Grève du service public : la nécessaire destruction de l’État

mis en ligne le 14 mai 2014
1741FaujourC’est un appel « unitaire » – signé par la CGT, la CFDT, la CFTC, Solidaires, la FSU, la FA-FP et l’Unsa – qui invite les travailleurs du public à se mettre en grève et à manifester le jeudi 15 mai, dans toute la France.

Contre l’austérité gouvernementale
Cette initiative se veut une réponse de masse à la politique du gouvernement prétendu socialiste de François Hollande, qui, depuis son élection il y a un peu plus de deux ans, ne cesse de faire la sourde oreille aux revendications exprimées par les travailleurs des services publics. L’annonce, récente, de la prolongation jusqu’en 2017 du gel du point d’indice des salaires des fonctionnaires est sans doute ce qui a mis le feu aux poudres – lesquelles auraient dû commencer à brûler depuis longtemps. Elle vint alors s’ajouter au gel déjà en vigueur, mais aussi au ralentissement des avancements. Toutefois, la question du salaire, au demeurant éminemment essentielle, n’est pas la seule en jeu : la précarité croissante de très nombreux emplois publics et les sous-effectifs dont souffrent nombre de secteurs sont aussi dénoncés. De façon plus générale, c’est la politique d’austérité menée par le gouvernement qui est visée.
D’un point de vue pragmatique, les organisations syndicales susnommées réclament, dans le tract unitaire rédigé pour l’occasion : « Une revalorisation immédiate du point d’indice ; la refonte de la grille pour une meilleure reconnaissance des qualifications ; l’intégration d’une large partie des primes dans le traitement indiciaire ; des emplois statutaires pour faire face aux besoins ; le développement des garanties pour les contractuels ; des perspectives de carrière et de mobilité choisies pour tous les agents ; la possibilité d’exercer des missions de service public dans des conditions décentes. » Sans oublier l’égalité salariale entre les hommes et les femmes, laquelle n’est toujours pas d’actualité au sein du service public… On passera, en revanche, sur les revendications propres aux secteurs de la Défense et de l’Intérieur, n’étant pas sensible aux atermoiements des flics, des matons, des militaires et autres agents au service de la répression sociale.

Aller plus loin, penser radical
Cette initiative du secteur public est louable et à suivre, bien entendu. Il n’empêche qu’on regrettera que, une fois encore, public et privé font bande à part dans les revendications, alors même que la situation actuelle, tant économique que sociale, appelle des stratégies unitaires. Dans le public comme dans le privé, on a bien compris que nos maux sont dus à une même politique, à l’œuvre dans tous les secteurs économiques et sociaux : celle de l’austérité, guidée par un libéralisme galopant.

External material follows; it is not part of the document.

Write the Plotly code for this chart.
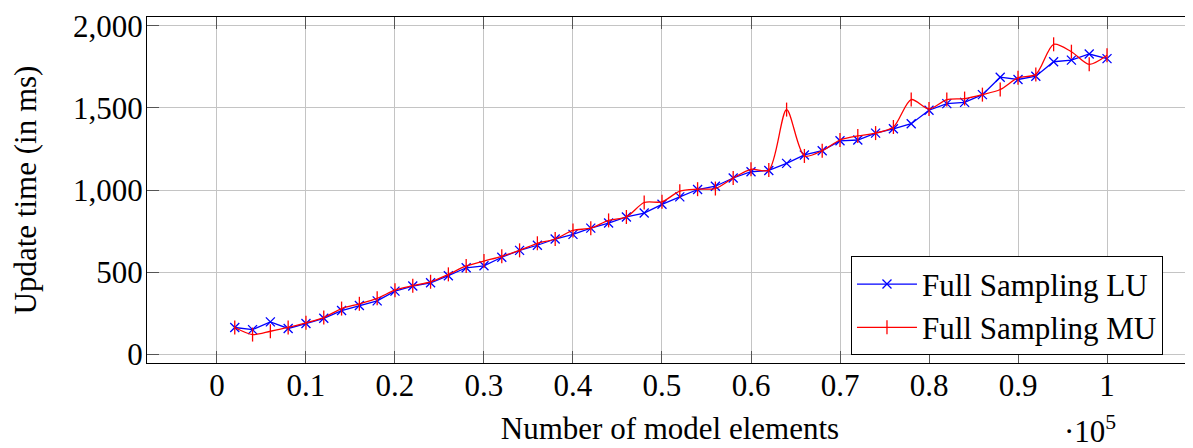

Face à elle, la surenchère radicale des discours confédéraux a montré son inutilité, il est l’heure, désormais, de passer aux actes, sans attendre des mots d’ordre qui, de toute façon, ne viendront jamais.
Enfin, au-delà de ces revendications immédiates tout à fait légitimes – qui visent une amélioration du quotidien –, il conviendrait aussi de porter un discours beaucoup plus radical, conscient de la nécessaire rupture d’avec l’État. Car les raisons qui poussent aujourd’hui les travailleurs du public à descendre dans les rues de France devraient achever de convaincre les sceptiques que, dans les mains de l’État, les services dits publics sont soumis à des logiques de gestion libérale semblables à celles à l’œuvre dans les structures du privé, produisant des dégâts similaires, pour ceux qui y travaillent comme pour ceux qui les utilisent. Pour être véritablement publics, ces services se doivent d’être intégralement pris en charge par ceux qui les font tourner, les travailleurs, sans intermédiaires parasites, qu’ils soient étatiques ou privés. Une longue tradition ouvrière authentiquement socialiste et syndicaliste existe déjà pour fournir quelques pistes de réflexion, si ce n’est d’ébauches, pour un avenir sans aliénation. Car l’État, comme le patronat, ne pense que rentabilité, une rentabilité qui ne s’exprime qu’à travers la spoliation de ceux qui bossent pour lui, et ce dans l’intérêt de la seule classe politique et économique dominante. Et c’est bien pourquoi les propositions de retour de l’État dans le champ économique portées – entre autres – par le Front de gauche ne constituent pas d’alternative crédible au libéralisme, celles-ci ne faisant finalement qu’entériner, sous une autre forme – celle du capitalisme d’État –, la dépossession des travailleurs. Et si, aujourd’hui, mais de moins en moins, l’État peut parfois se révéler encore utile pour freiner un chouïa quelques stratégies ultralibérales tous azimuts, cela ne doit pas nous empêcher de penser son indispensable destruction… et l’avenir anarchiste qui pourra en découler.